I bought a cheap pair of glasses. It was one of those buy 2 for $70 and a free eye exam deals. Big mistake. All was well until I noticed a little crack inching down one of my lenses about the second week I had them. I remember the sales lady damn near begging me to buy a protection plan. Maybe she knew. Maybe I should have listened.
On a side note, I've decided to start listening to the Bible.
In my car.
I've had this audio Bible laying around for years that I've listened to on and off but always drowned in boredom around Judges. The books are naturally intriguing to me, but I still continually wonder why it is so damn hard to get all the way through. I can't imagine what it's like for those that don't find it remotely interesting. The audio Bible really tries to make those long lists of names exciting but it just doesn't quite work. They are just as boring as they have always been. The sound effects make it slightly more entertaining.

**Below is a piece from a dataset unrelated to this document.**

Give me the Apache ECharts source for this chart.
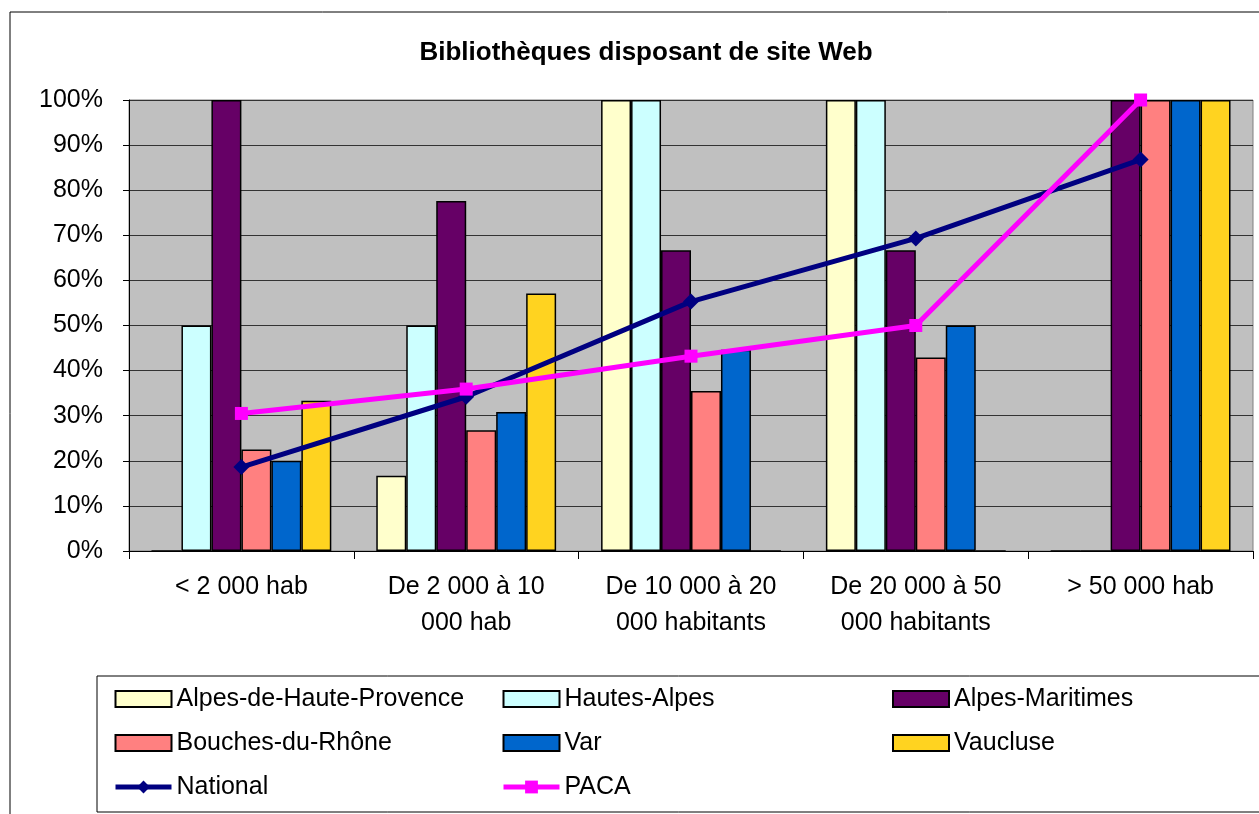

Truth be told, I've always found the process of actually reading the Bible for myself confusing, joyful, frustrating, and even depressing. The words within its pages are not all rainbows and butterflies. It has brought me to beautiful highs, incredible lows, and everything in between. I overanalyze everything. I have lots of questions and every story I hear just creates more. I agree with some and disagree with others. I'm okay with that. I find some stories utterly horrifying and others absolutely beautiful. It's a confusing tension that keeps me coming back I guess.
My prayer for this go around is simple.
I want to hear it on its own terms.
Not the terms that I grew up with. Not all the ways it has been used and abused in our culture, the media, and churches. Not all of the thoughts and feelings I have thrown at it throughout the years. I want to understand why these stories were passed on from generation to generation. I want to think less about what should be taken literally vs. figuratively and more about the lessons of all of the stories that have been preserved for so many years. I think about all of the stories that Jesus told. Stories entertain us and help us remember. The stories might be true but do not have to be to teach us the same lesson. Their meaning is deep, beautiful, and humbling. I've learned that if I overanalyze I often forget to simply listen and miss the meaning. I don't want to miss it.
Long story short, I'm realizing that I need a new pair of glasses.